Week 6: Type checking SlicePattern (Part 2, mid-term evaluation due end of the week)

Was not diligent in updating logs for weeks 6-8, so the logs for the 3 weeks are quick summaries of what I've done within the period. PRs merged for this week:

Week 7: Codegen for SlicePattern matching (Part 1)

Worked on implementing compilation for SlicePattern matching against ArrayType scrutinee. Didn't work on SliceType scrutinee as I'm still not confident, I had to ask Philip about it and take a bit more time to figure it out myself.

Week 8: Codegen for SlicePattern matching (Part 2)
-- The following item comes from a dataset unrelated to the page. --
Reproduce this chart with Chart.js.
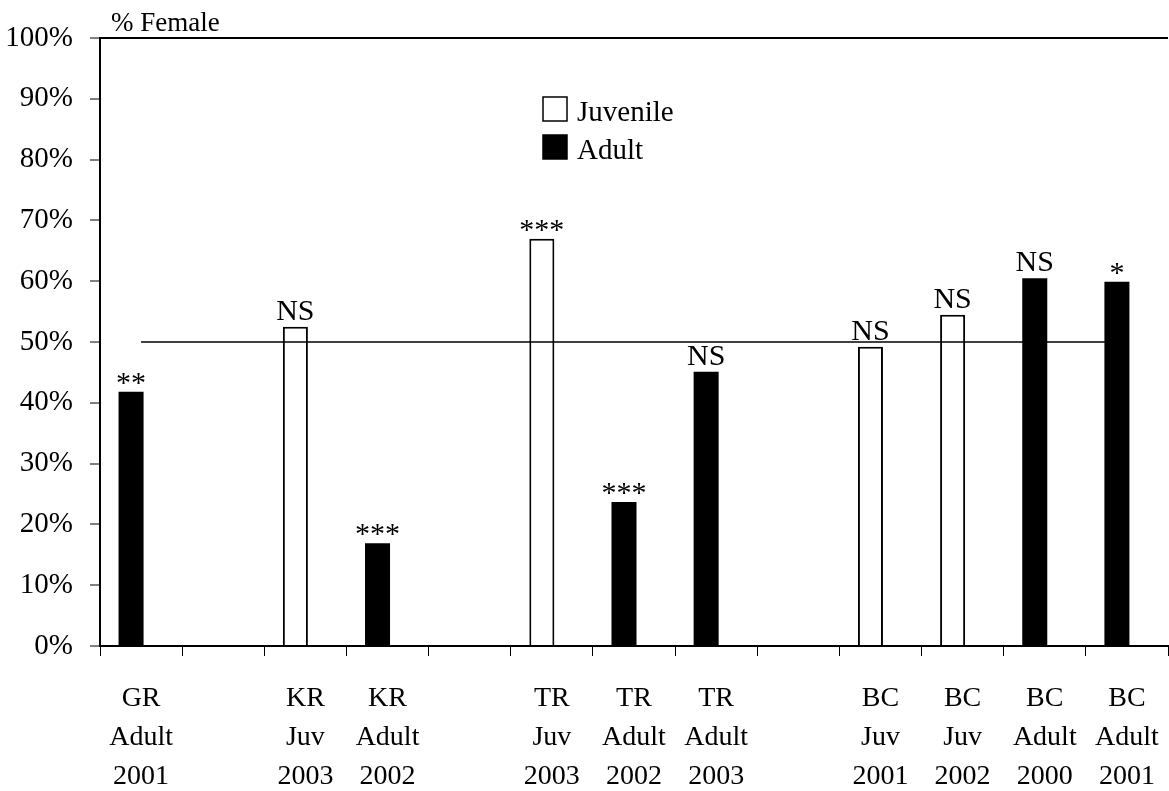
<!DOCTYPE html>
<html>
<head>
<meta charset="utf-8">
<title>% Female</title>
<script src="https://cdn.jsdelivr.net/npm/chart.js@4/dist/chart.umd.min.js"></script>
<style>
  html, body { margin: 0; padding: 0; background: #fff; }
  #myChart { display: block; }
</style>
</head>
<body>
<canvas id="myChart" width="1169" height="791"></canvas>
<script>
// valores
const categories = [
  ['GR', 'Adult', '2001'], '', ['KR', 'Juv', '2003'], ['KR', 'Adult', '2002'], '',
  ['TR', 'Juv', '2003'], ['TR', 'Adult', '2002'], ['TR', 'Adult', '2003'], '',
  ['BC', 'Juv', '2001'], ['BC', 'Juv', '2002'], ['BC', 'Adult', '2000'], ['BC', 'Adult', '2001']
];
const juvenile = [null, null, 52.5, null, null, 67.0, null, null, null, 49.2, 54.5, null, null];
const adult = [41.8, null, null, 16.9, null, null, 23.7, 45.1, null, null, null, 60.5, 59.9];
const significance = ['**', '', 'NS', '***', '', '***', '***', 'NS', '', 'NS', 'NS', 'NS', '*'];
const reference = [50, 50, 50, 50, 50, 50, 50, 50, 50, 50, 50, 50, 50];
const yTicks = [0, 10, 20, 30, 40, 50, 60, 70, 80, 90, 100];
const yTitle = '% Female';

const FONT = 'Liberation Serif, Times New Roman, serif';

document.addEventListener('DOMContentLoaded', function() {
const canvas = document.getElementById('myChart');

// rótulos de significância em cima das barras
const sigLabels = {
  id: 'sigLabels',
  afterDatasetsDraw(chart) {
    const ctx = chart.ctx;
    const juvMeta = chart.getDatasetMeta(0);
    const adMeta = chart.getDatasetMeta(1);
    ctx.save();
    ctx.fillStyle = '#000';
    ctx.textAlign = 'center';
    ctx.textBaseline = 'alphabetic';
    significance.forEach((txt, i) => {
      if (!txt) return;
      const bar = juvenile[i] != null ? juvMeta.data[i] : adMeta.data[i];
      if (!bar) return;
      const star = txt.charAt(0) === '*';
      ctx.font = (star ? '30px ' : '30px ') + FONT;
      ctx.fillText(txt, bar.x, bar.y - (star ? 0 : 7));
    });
    ctx.restore();
  }
};

// legenda dentro da área do gráfico + título do eixo
const extras = {
  id: 'extras',
  afterDraw(chart) {
    const ctx = chart.ctx;
    ctx.save();
    ctx.fillStyle = '#000';
    ctx.textBaseline = 'alphabetic';
    ctx.textAlign = 'left';
    ctx.font = '27px ' + FONT;
    ctx.fillText(yTitle, 111, 31);

    const items = [chart.data.datasets[0], chart.data.datasets[1]];
    const x0 = 543, size = 24;
    items.forEach((ds, k) => {
      const base = 121 + k * 38;
      ctx.fillStyle = ds.backgroundColor;
      ctx.fillRect(x0, base - size, size, size);
      ctx.strokeStyle = '#000';
      ctx.lineWidth = 1.5;
      ctx.strokeRect(x0, base - size, size, size);
      ctx.fillStyle = '#000';
      ctx.font = '29px ' + FONT;
      ctx.fillText(ds.label, 577, base);
    });
    ctx.restore();
  }
};

new Chart(canvas, {
  type: 'bar',
  data: {
    labels: categories,
    datasets: [
      {
        label: 'Juvenile',
        data: juvenile,
        backgroundColor: '#ffffff',
        borderColor: '#000000',
        borderWidth: 2,
        stack: 'main',
        order: 1
      },
      {
        label: 'Adult',
        data: adult,
        backgroundColor: '#000000',
        borderColor: '#000000',
        borderWidth: 0,
        stack: 'main',
        order: 1
      },
      {
        // grupo vazio só para empurrar as barras para a esquerda
        label: '',
        data: categories.map(() => null),
        stack: 'pad',
        order: 1
      },
      {
        type: 'line',
        label: '50%',
        data: reference,
        borderColor: '#000000',
        borderWidth: 1.5,
        pointRadius: 0,
        fill: false,
        order: 0
      }
    ]
  },
  options: {
    responsive: false,
    animation: false,
    devicePixelRatio: 1,
    categoryPercentage: 0.4873,
    barPercentage: 1.25,
    layout: { padding: { top: 38, right: 1, left: 0, bottom: 0 } },
    plugins: {
      legend: { display: false },
      tooltip: { enabled: false }
    },
    scales: {
      x: {
        grid: {
          offset: true,
          drawOnChartArea: false,
          color: '#000',
          lineWidth: 1,
          tickLength: 10
        },
        border: { color: '#000', width: 2 },
        ticks: {
          color: '#000',
          font: { family: FONT, size: 28, lineHeight: 1.4 },
          padding: 23,
          maxRotation: 0,
          autoSkip: false
        },
        afterFit(scale) {
          scale.height = 145;
          scale.paddingLeft = 0;
          scale.paddingRight = 0;
        }
      },
      y: {
        min: 0,
        max: 100,
        stacked: false,
        afterBuildTicks(scale) { scale.ticks = yTicks.map(v => ({ value: v })); },
        grid: {
          color: (c) => (c.tick && c.tick.value === 100 ? '#000' : 'rgba(0,0,0,0)'),
          lineWidth: 2,
          tickColor: '#000',
          tickWidth: 1,
          tickLength: 10
        },
        border: { color: '#000', width: 2 },
        ticks: {
          color: '#000',
          font: { family: FONT, size: 29 },
          padding: 17,
          callback: (v) => v + '%'
        },
        afterFit(scale) { scale.width = 100; }
      }
    }
  },
  plugins: [sigLabels, extras]
});
});
</script>
</body>
</html>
Only worked on the PR to implement compilation for SlicePattern matching against SliceType scrutinee. The main challenging part is to create a new helper function in the backend code to generate code that accesses slice elements. It took me a long while to figure out how SliceType is represented as gcc trees within gccrs, though it's mostly thanks to the very helpful debug function in rust-gcc.cc, and I'm glad to implement it properly with the feedback and help from Philip as well!

Week 9: RestPattern support for SlicePattern

The plan is to update the parser code and every stage after it to add support for RestPattern for SlicePattern. I forsee that it will also take a while due to needing to orientate myself in the code for the parser which I never touched before.

The other thing I noticed is code duplication in TupleStructItems, TuplePatternItems and (soon) SlicePatternItems. I plan to ask Philip about whether it would be wise to refactor those code into 1 common PatternItems class that stores multi-patterns list after I'm done with the above. If things go smoothly, my project should reach its conclusion by the end of Week 10/start of Week 11.